I will add to the note we had last week about the history of black people in early Baptist churches.
On this day in 1867, in its official records, we read: “The Baptist Church of Christ at Kiokee met and proceeded to the ordination of Brother Billy Harriss, colored, to preach the Gospel.” Brother Harriss was not the first black man to be ordained to the ministry in an otherwise white church. But first…

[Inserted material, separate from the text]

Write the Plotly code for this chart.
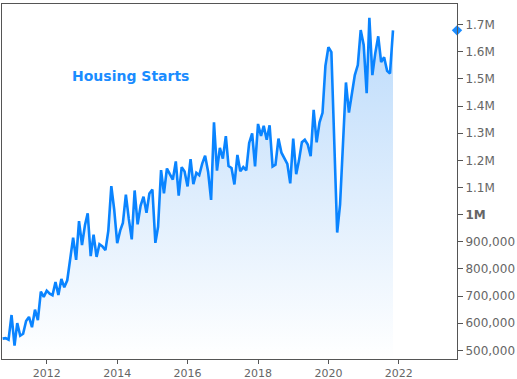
import pandas as pd
import plotly.graph_objects as go

# Monthly US housing starts (SAAR), Oct 2010 - Nov 2021
start_month = "2010-10-01"
starts_2010 = [543000, 545000, 539000]
starts_2011 = [630000, 517000, 600000, 554000, 561000, 608000, 623000, 585000, 650000, 611000, 716000, 697000]
starts_2012 = [720000, 709000, 703000, 752000, 704000, 763000, 732000, 758000, 847000, 915000, 833000, 976000]
starts_2013 = [888000, 962000, 1005000, 847000, 926000, 844000, 891000, 883000, 869000, 941000, 1105000, 1018000]
starts_2014 = [895000, 941000, 969000, 1074000, 985000, 909000, 1089000, 964000, 1033000, 1066000, 1007000, 1078000]
starts_2015 = [1092000, 896000, 955000, 1164000, 1078000, 1170000, 1149000, 1129000, 1196000, 1070000, 1175000, 1159000]
starts_2016 = [1104000, 1204000, 1112000, 1154000, 1145000, 1188000, 1217000, 1158000, 1054000, 1340000, 1162000, 1246000]
starts_2017 = [1206000, 1289000, 1179000, 1172000, 1111000, 1220000, 1160000, 1175000, 1163000, 1264000, 1299000, 1178000]
starts_2018 = [1334000, 1290000, 1327000, 1276000, 1329000, 1177000, 1184000, 1280000, 1228000, 1209000, 1187000, 1115000]
starts_2019 = [1280000, 1149000, 1198000, 1267000, 1276000, 1258000, 1215000, 1386000, 1266000, 1340000, 1375000, 1548000]
starts_2020 = [1617000, 1599000, 1272000, 934000, 1038000, 1273000, 1487000, 1376000, 1448000, 1514000, 1551000, 1680000]
starts_2021 = [1625000, 1447000, 1725000, 1514000, 1594000, 1657000, 1562000, 1580000, 1530000, 1520000, 1679000]

values = (starts_2010 + starts_2011 + starts_2012 + starts_2013 + starts_2014 + starts_2015
          + starts_2016 + starts_2017 + starts_2018 + starts_2019 + starts_2020 + starts_2021)
dates = pd.date_range(start_month, periods=len(values), freq="MS")

y_tick_vals = [500000, 600000, 700000, 800000, 900000, 1000000, 1100000, 1200000,
               1300000, 1400000, 1500000, 1600000, 1700000]
y_tick_text = ["500,000", "600,000", "700,000", "800,000", "900,000", "<b>1M</b>", "1.1M",
               "1.2M", "1.3M", "1.4M", "1.5M", "1.6M", "1.7M"]
x_tick_vals = ["2012-01-01", "2014-01-01", "2016-01-01", "2018-01-01", "2020-01-01", "2022-01-01"]
x_tick_text = ["2012", "2014", "2016", "2018", "2020", "2022"]

x_range = ["2010-09-24", "2023-08-27"]
y_range = [468000, 1776000]

title_text = "Housing Starts"
line_color = "#0a84ff"
axis_color = "#555555"
y_tick_font = dict(family="DejaVu Sans", size=12, color="#666666")
x_tick_font = dict(family="DejaVu Sans", size=11, color="#666666")

fig = go.Figure()
fig.add_trace(go.Scatter(
    x=dates, y=values, mode="lines",
    line=dict(color=line_color, width=2.6),
    fill="tozeroy",
    fillgradient=dict(type="vertical", start=y_range[0], stop=1700000,
                      colorscale=[[0, "rgba(255,255,255,1)"], [1, "#bcdbfb"]]),
    hoverinfo="skip", showlegend=False,
))
# last-value marker on the right axis
fig.add_trace(go.Scatter(
    x=[x_range[1]], y=[values[-1]], mode="markers",
    marker=dict(symbol="diamond", size=8, color="#1a8cff"),
    cliponaxis=False, showlegend=False, hoverinfo="skip",
))

fig.update_layout(
    width=517, height=379,
    margin=dict(l=2, r=60, t=4, b=20, autoexpand=False),
    paper_bgcolor="white", plot_bgcolor="white",
    font=dict(family="DejaVu Sans"),
    xaxis=dict(range=x_range, type="date", showgrid=False, zeroline=False, automargin=False,
               showline=True, linecolor=axis_color, linewidth=1, mirror=True,
               ticks="outside", ticklen=4, tickcolor=axis_color,
               tickvals=x_tick_vals, ticktext=x_tick_text, tickfont=x_tick_font),
    yaxis=dict(range=y_range, side="right", showgrid=False, zeroline=False, automargin=False,
               showline=True, linecolor=axis_color, linewidth=1, mirror=True,
               ticks="outside", ticklen=5, tickcolor=axis_color,
               tickvals=y_tick_vals, ticktext=y_tick_text, tickfont=y_tick_font),
    annotations=[dict(text="<b>" + title_text + "</b>", xref="paper", yref="paper",
                      x=0.149, y=0.797, xanchor="left", yanchor="middle", showarrow=False,
                      font=dict(family="DejaVu Sans", size=14, color="#1a8cff"))],
)

fig.write_html("out.html", config={"displayModeBar": False},
               post_script="document.body.style.margin='0';")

In the Baptist church started by John Clarke in 1639, “Jack a colored man,” was baptized and added to the church in 1652. So one of our first, if not the first Baptist church in this country, was racially integrated. Jack was a free man, but in many places, slaves were as welcome in Baptist churches as free men. Just like their white brethren, they were received, dismissed and even disciplined without any different treatment from other members. In the south, the black members often outnumbered the whites by a six-to-one ratio. The First Baptist Church in Richmond, Virginia, elected colored deacons, whose primary responsibility was to their own people, because they knew them best. And early on in our history, blacks were educated and trained, preparing them for ordination to the ministry. At least fifteen years prior to William Carey’s sailing for India, George Lisle went to Jamaica as a Baptist missionary from this country. Then in 1821, Lott Carey took his family, and another brother, Collin Teague, from the First Baptist Church in Richmond, to begin missionary efforts in Liberia, Monrovia, Africa.
It shouldn’t be surprising that before the middle of the 20th century, there were a great many, doctrinally sound Black Baptist Churches in this country.